_PROBLEM STATEMENT_:
Reproduce each line of the material exactly, minus any picture.

_GIVEN MATERIAL_:
(begin)

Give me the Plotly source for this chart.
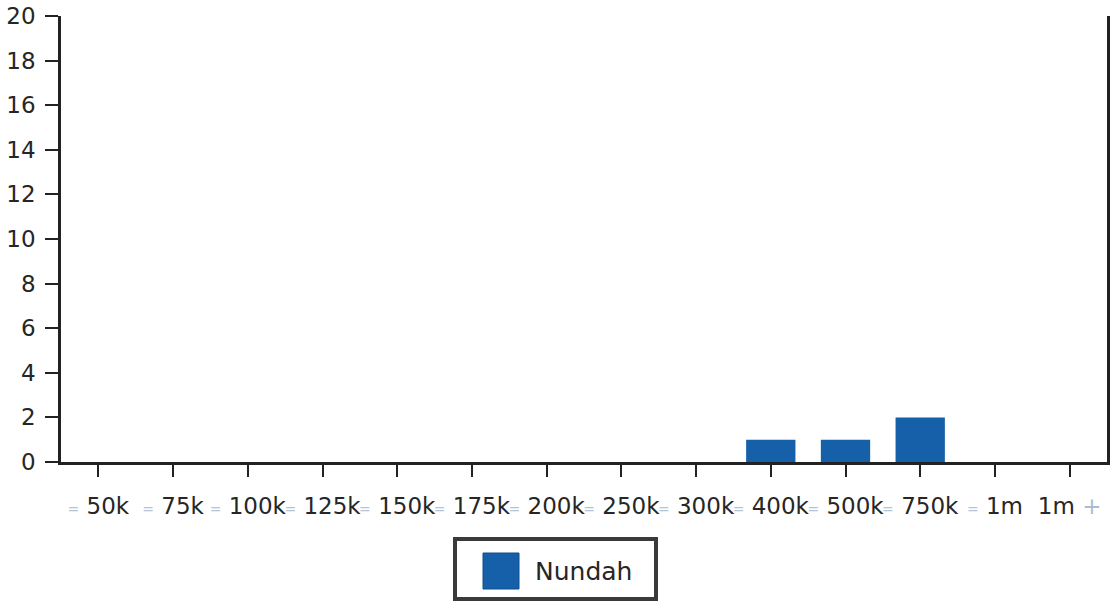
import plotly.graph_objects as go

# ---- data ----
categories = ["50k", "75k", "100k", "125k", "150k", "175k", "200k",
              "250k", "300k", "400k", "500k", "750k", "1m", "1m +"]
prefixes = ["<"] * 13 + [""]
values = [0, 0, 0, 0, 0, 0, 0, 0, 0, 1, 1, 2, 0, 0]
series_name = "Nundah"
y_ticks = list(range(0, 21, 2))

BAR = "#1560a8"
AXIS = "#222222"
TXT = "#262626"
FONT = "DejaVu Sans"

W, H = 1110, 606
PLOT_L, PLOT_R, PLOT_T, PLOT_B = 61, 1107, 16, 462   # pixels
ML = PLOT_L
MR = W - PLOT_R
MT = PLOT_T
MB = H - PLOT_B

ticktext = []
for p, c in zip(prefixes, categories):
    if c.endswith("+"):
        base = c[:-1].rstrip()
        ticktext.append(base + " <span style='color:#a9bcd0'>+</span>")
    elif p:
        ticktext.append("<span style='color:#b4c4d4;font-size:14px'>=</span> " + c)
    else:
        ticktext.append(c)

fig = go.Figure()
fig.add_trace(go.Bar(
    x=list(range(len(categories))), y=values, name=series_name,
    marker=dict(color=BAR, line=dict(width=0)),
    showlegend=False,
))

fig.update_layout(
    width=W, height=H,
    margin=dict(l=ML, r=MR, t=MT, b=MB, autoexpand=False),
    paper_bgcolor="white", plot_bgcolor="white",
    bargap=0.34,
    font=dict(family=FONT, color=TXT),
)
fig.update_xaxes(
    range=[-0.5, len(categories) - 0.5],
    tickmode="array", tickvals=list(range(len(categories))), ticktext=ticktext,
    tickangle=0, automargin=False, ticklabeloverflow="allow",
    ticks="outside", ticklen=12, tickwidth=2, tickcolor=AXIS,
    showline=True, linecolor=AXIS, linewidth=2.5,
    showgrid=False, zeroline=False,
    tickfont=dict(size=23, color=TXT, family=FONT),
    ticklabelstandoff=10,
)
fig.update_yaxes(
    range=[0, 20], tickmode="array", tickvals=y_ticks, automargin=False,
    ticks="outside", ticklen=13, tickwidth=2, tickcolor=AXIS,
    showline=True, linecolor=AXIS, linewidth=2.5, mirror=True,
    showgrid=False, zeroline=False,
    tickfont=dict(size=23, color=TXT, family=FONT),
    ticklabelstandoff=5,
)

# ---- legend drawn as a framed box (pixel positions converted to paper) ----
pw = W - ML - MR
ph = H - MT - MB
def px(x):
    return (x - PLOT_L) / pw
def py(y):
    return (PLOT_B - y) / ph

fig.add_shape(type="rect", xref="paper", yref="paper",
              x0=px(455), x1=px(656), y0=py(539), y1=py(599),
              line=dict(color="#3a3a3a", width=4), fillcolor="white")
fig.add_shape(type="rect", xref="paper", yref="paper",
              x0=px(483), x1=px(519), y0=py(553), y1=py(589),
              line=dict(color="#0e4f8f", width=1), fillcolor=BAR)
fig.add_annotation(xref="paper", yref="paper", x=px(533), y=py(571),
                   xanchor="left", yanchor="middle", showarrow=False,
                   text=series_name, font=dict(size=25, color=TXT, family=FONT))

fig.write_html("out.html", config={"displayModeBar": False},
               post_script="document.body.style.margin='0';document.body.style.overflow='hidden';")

(end)

_CORRECT RESULT_:
Give me the Plotly source for this chart.
import plotly.graph_objects as go

# ---- data ----
categories = ["50k", "75k", "100k", "125k", "150k", "175k", "200k",
              "250k", "300k", "400k", "500k", "750k", "1m", "1m +"]
prefixes = ["<"] * 13 + [""]
values = [0, 0, 0, 0, 0, 0, 0, 0, 0, 1, 1, 2, 0, 0]
series_name = "Nundah"
y_ticks = list(range(0, 21, 2))

BAR = "#1560a8"
AXIS = "#222222"
TXT = "#262626"
FONT = "DejaVu Sans"

W, H = 1110, 606
PLOT_L, PLOT_R, PLOT_T, PLOT_B = 61, 1107, 16, 462   # pixels
ML = PLOT_L
MR = W - PLOT_R
MT = PLOT_T
MB = H - PLOT_B

ticktext = []
for p, c in zip(prefixes, categories):
    if c.endswith("+"):
        base = c[:-1].rstrip()
        ticktext.append(base + " <span style='color:#a9bcd0'>+</span>")
    elif p:
        ticktext.append("<span style='color:#b4c4d4;font-size:14px'>=</span> " + c)
    else:
        ticktext.append(c)

fig = go.Figure()
fig.add_trace(go.Bar(
    x=list(range(len(categories))), y=values, name=series_name,
    marker=dict(color=BAR, line=dict(width=0)),
    showlegend=False,
))

fig.update_layout(
    width=W, height=H,
    margin=dict(l=ML, r=MR, t=MT, b=MB, autoexpand=False),
    paper_bgcolor="white", plot_bgcolor="white",
    bargap=0.34,
    font=dict(family=FONT, color=TXT),
)
fig.update_xaxes(
    range=[-0.5, len(categories) - 0.5],
    tickmode="array", tickvals=list(range(len(categories))), ticktext=ticktext,
    tickangle=0, automargin=False, ticklabeloverflow="allow",
    ticks="outside", ticklen=12, tickwidth=2, tickcolor=AXIS,
    showline=True, linecolor=AXIS, linewidth=2.5,
    showgrid=False, zeroline=False,
    tickfont=dict(size=23, color=TXT, family=FONT),
    ticklabelstandoff=10,
)
fig.update_yaxes(
    range=[0, 20], tickmode="array", tickvals=y_ticks, automargin=False,
    ticks="outside", ticklen=13, tickwidth=2, tickcolor=AXIS,
    showline=True, linecolor=AXIS, linewidth=2.5, mirror=True,
    showgrid=False, zeroline=False,
    tickfont=dict(size=23, color=TXT, family=FONT),
    ticklabelstandoff=5,
)

# ---- legend drawn as a framed box (pixel positions converted to paper) ----
pw = W - ML - MR
ph = H - MT - MB
def px(x):
    return (x - PLOT_L) / pw
def py(y):
    return (PLOT_B - y) / ph

fig.add_shape(type="rect", xref="paper", yref="paper",
              x0=px(455), x1=px(656), y0=py(539), y1=py(599),
              line=dict(color="#3a3a3a", width=4), fillcolor="white")
fig.add_shape(type="rect", xref="paper", yref="paper",
              x0=px(483), x1=px(519), y0=py(553), y1=py(589),
              line=dict(color="#0e4f8f", width=1), fillcolor=BAR)
fig.add_annotation(xref="paper", yref="paper", x=px(533), y=py(571),
                   xanchor="left", yanchor="middle", showarrow=False,
                   text=series_name, font=dict(size=25, color=TXT, family=FONT))

fig.write_html("out.html", config={"displayModeBar": False},
               post_script="document.body.style.margin='0';document.body.style.overflow='hidden';")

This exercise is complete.